Since my bariatric surgery and my cancer treatment, my taste in food has changed. You would expect it from the former but maybe not the latter.
I have an aversion to chemicals. I bought a ham sandwich at a grocery store recently. As I ate the first half, I glanced at the ingredient label. The cat got the second half and then I felt bad for subjecting him to that chemical shitstorm.
I have a hard time eating in restaurants. I like my portions much smaller than what they serve and I get tired of left-overs. And I hate to throw food away. Sometimes I order something and by the time it comes, I've lost interest. I am not wasting away so I must be getting enough food. (Since my cancer treatments ended, I have maintained my weight within five pounds.)
I can't eat grocery store lettuce anymore.I check it over carefully for a sell-by date but if I find one slimy leaf, that's it. I'm investing in a tiny greenhouse so I can grow greens indoors all winter.

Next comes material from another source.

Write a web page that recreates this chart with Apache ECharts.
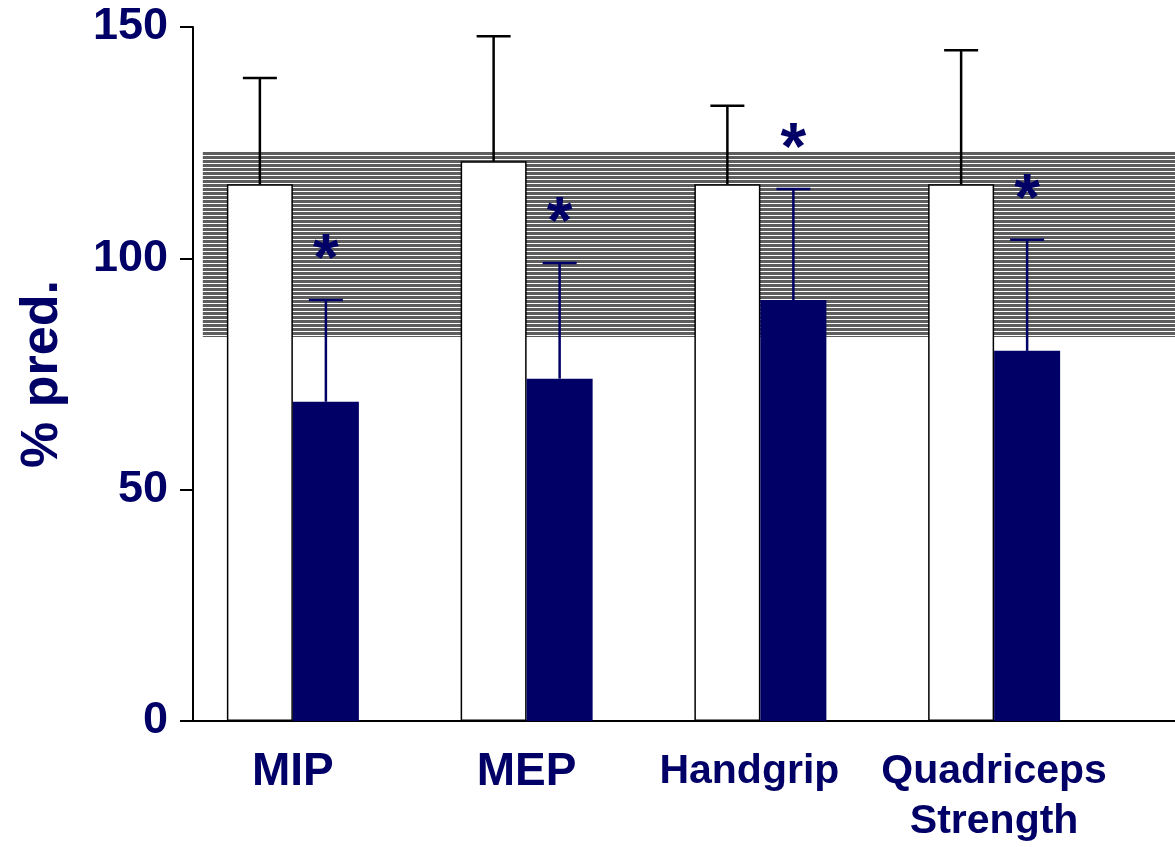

If I could afford to buy locally grown meat, I would do it. As it is, I try not to think about where my meat came from. I am not interested in being a vegetarian as I like a cheeseburger or a steak from time to time.
The food I eat has to taste really good. I'm not saying that I never eat frozen pizza or fast food. It's just not my first choice and I usually regret it. Not for any moral reason...I just don't appreciate the taste so much.
I bought a book on nutrition but the dude's first advice was to give up meat. Ah, no can do.
I think I might like a Japanese diet...smaller portions, not so much meat, strong flavors.
Tonight I had a grilled cheese sandwich and two of Jerry Harty's pickles (I like his pickles but not always his politics...haha!). It was yummy.
I took a stress test on Facebook. Most of my friends were scoring in the 50% range with a few in the 80-90% range. I scored 15%. This does not mean that I have some sort of Zen presence. It means I am oblivious. I don't watch the news. I don't read the bad news in the paper. I am a happier person because of it.